**Goal**. Leave out any pictures and transcribe all other data below exactly.

**Raw data**.
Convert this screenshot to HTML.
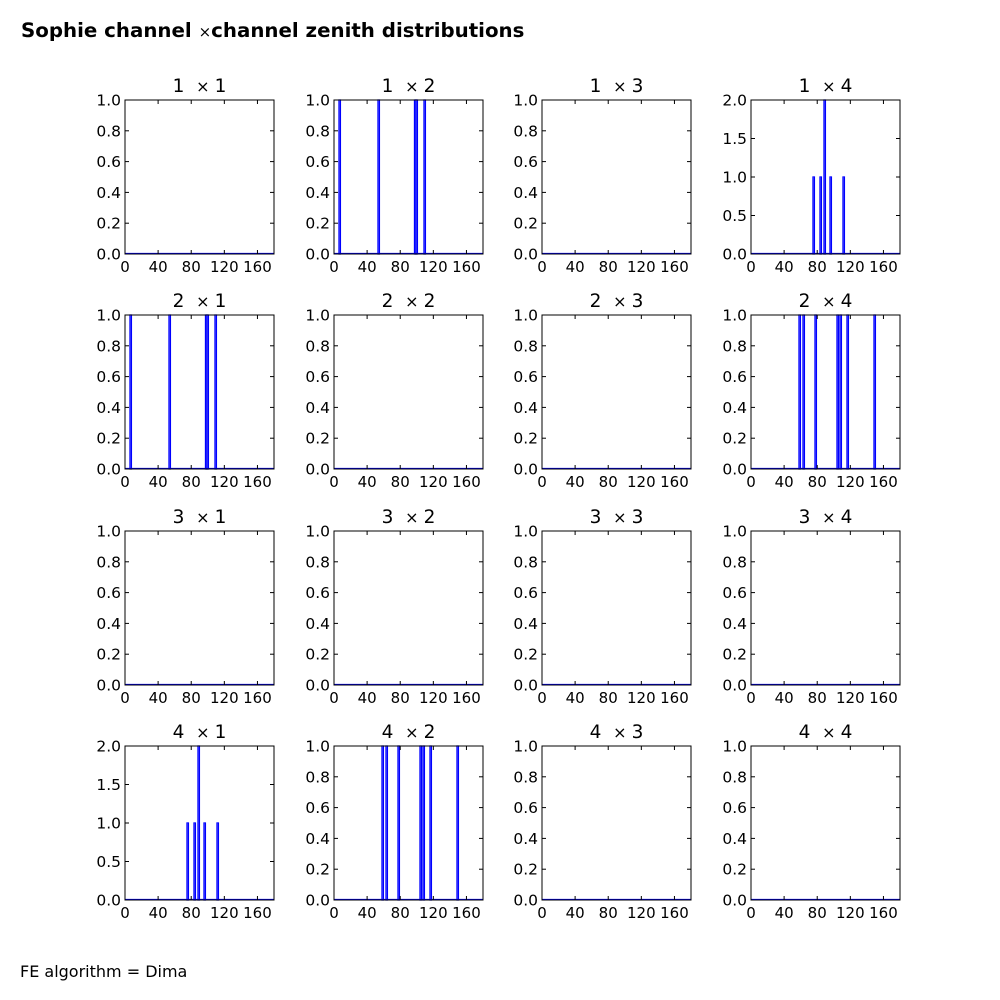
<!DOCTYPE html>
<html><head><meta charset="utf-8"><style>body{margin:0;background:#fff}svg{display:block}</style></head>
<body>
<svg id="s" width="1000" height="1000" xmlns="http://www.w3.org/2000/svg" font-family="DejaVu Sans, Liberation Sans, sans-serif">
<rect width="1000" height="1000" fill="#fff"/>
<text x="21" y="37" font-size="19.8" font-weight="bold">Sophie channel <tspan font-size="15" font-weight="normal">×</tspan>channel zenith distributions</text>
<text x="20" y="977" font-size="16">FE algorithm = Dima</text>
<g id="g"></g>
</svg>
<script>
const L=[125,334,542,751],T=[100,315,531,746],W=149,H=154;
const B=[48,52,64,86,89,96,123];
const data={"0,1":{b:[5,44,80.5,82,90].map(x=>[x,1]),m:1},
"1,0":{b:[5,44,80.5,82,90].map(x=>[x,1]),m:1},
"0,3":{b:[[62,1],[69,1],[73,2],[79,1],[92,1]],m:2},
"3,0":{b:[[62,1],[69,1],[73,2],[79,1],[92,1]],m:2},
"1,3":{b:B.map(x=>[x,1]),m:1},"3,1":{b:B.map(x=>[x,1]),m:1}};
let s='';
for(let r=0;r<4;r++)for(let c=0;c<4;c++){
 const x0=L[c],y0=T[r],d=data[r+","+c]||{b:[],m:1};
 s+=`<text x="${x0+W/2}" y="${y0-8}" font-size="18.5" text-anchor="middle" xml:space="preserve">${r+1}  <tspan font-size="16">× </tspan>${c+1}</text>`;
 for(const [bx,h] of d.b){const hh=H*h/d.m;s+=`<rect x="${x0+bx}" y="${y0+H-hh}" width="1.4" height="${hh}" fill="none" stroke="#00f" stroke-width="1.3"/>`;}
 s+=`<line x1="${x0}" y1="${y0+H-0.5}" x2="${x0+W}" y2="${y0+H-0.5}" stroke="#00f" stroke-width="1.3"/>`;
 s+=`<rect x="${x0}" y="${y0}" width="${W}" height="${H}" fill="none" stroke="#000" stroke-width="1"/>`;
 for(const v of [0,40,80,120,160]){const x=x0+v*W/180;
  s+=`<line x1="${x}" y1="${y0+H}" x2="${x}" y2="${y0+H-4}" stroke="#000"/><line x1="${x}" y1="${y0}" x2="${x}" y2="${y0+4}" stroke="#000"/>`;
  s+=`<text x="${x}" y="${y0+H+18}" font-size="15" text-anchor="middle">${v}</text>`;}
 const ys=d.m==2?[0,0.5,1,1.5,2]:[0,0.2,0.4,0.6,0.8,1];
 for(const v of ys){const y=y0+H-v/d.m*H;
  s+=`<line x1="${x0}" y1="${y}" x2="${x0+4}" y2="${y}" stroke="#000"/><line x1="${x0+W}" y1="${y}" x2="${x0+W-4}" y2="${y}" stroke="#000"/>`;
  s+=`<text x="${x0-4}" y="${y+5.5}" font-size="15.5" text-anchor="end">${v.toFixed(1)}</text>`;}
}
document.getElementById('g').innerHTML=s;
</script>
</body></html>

**Task output**.
Convert this screenshot to HTML.
<!DOCTYPE html>
<html><head><meta charset="utf-8"><style>body{margin:0;background:#fff}svg{display:block}</style></head>
<body>
<svg id="s" width="1000" height="1000" xmlns="http://www.w3.org/2000/svg" font-family="DejaVu Sans, Liberation Sans, sans-serif">
<rect width="1000" height="1000" fill="#fff"/>
<text x="21" y="37" font-size="19.8" font-weight="bold">Sophie channel <tspan font-size="15" font-weight="normal">×</tspan>channel zenith distributions</text>
<text x="20" y="977" font-size="16">FE algorithm = Dima</text>
<g id="g"></g>
</svg>
<script>
const L=[125,334,542,751],T=[100,315,531,746],W=149,H=154;
const B=[48,52,64,86,89,96,123];
const data={"0,1":{b:[5,44,80.5,82,90].map(x=>[x,1]),m:1},
"1,0":{b:[5,44,80.5,82,90].map(x=>[x,1]),m:1},
"0,3":{b:[[62,1],[69,1],[73,2],[79,1],[92,1]],m:2},
"3,0":{b:[[62,1],[69,1],[73,2],[79,1],[92,1]],m:2},
"1,3":{b:B.map(x=>[x,1]),m:1},"3,1":{b:B.map(x=>[x,1]),m:1}};
let s='';
for(let r=0;r<4;r++)for(let c=0;c<4;c++){
 const x0=L[c],y0=T[r],d=data[r+","+c]||{b:[],m:1};
 s+=`<text x="${x0+W/2}" y="${y0-8}" font-size="18.5" text-anchor="middle" xml:space="preserve">${r+1}  <tspan font-size="16">× </tspan>${c+1}</text>`;
 for(const [bx,h] of d.b){const hh=H*h/d.m;s+=`<rect x="${x0+bx}" y="${y0+H-hh}" width="1.4" height="${hh}" fill="none" stroke="#00f" stroke-width="1.3"/>`;}
 s+=`<line x1="${x0}" y1="${y0+H-0.5}" x2="${x0+W}" y2="${y0+H-0.5}" stroke="#00f" stroke-width="1.3"/>`;
 s+=`<rect x="${x0}" y="${y0}" width="${W}" height="${H}" fill="none" stroke="#000" stroke-width="1"/>`;
 for(const v of [0,40,80,120,160]){const x=x0+v*W/180;
  s+=`<line x1="${x}" y1="${y0+H}" x2="${x}" y2="${y0+H-4}" stroke="#000"/><line x1="${x}" y1="${y0}" x2="${x}" y2="${y0+4}" stroke="#000"/>`;
  s+=`<text x="${x}" y="${y0+H+18}" font-size="15" text-anchor="middle">${v}</text>`;}
 const ys=d.m==2?[0,0.5,1,1.5,2]:[0,0.2,0.4,0.6,0.8,1];
 for(const v of ys){const y=y0+H-v/d.m*H;
  s+=`<line x1="${x0}" y1="${y}" x2="${x0+4}" y2="${y}" stroke="#000"/><line x1="${x0+W}" y1="${y}" x2="${x0+W-4}" y2="${y}" stroke="#000"/>`;
  s+=`<text x="${x0-4}" y="${y+5.5}" font-size="15.5" text-anchor="end">${v.toFixed(1)}</text>`;}
}
document.getElementById('g').innerHTML=s;
</script>
</body></html>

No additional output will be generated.